The first wazungu (white) settlers arrived in the Central Highlands in the 19th century. At the height of white settlement, as many as 10,000 settlers lived here; many were granted 999-year leases over the land. It mattered little to the colonial authorities, of course, that Africans, especially the Kikuyu, were here before them: from as early as the 1880s, the authorities displaced the Kikuyu from their homes to make way for white agriculture and the Mombasa–Uganda railway.

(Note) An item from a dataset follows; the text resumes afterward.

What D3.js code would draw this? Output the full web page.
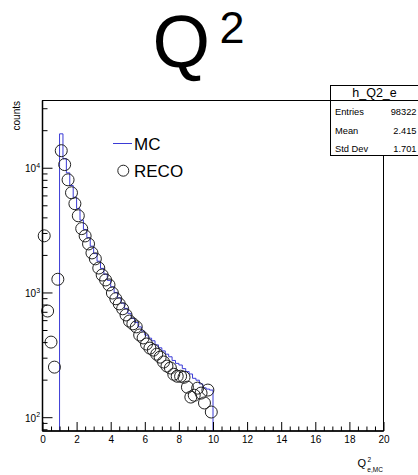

It was perhaps no surprise that, having borne the brunt of colonialism’s abuses, the Kikuyu shouldered much of the burden of nationalism’s struggle and formed the core of the Mau Mau rebellion in the 1950s. That struggle was largely fought in highland valleys, and the abuses of the anti-insurgency campaign were largely felt by highland civilians. The movement, combined with the general dismantling of the British Empire, forced colonial authorities to reassess their position and eventually abandon Kenya.
It was a Kikuyu, Jomo Kenyatta, who assumed the presidency of the new country, and the Kikuyu who assumed control over the nation’s economy. They also reclaimed their rich fields in the Central Highlands, although many wazungu farmers remain, and their huge plots can be seen stretching all along the highways between Timau, Meru and Nanyuki.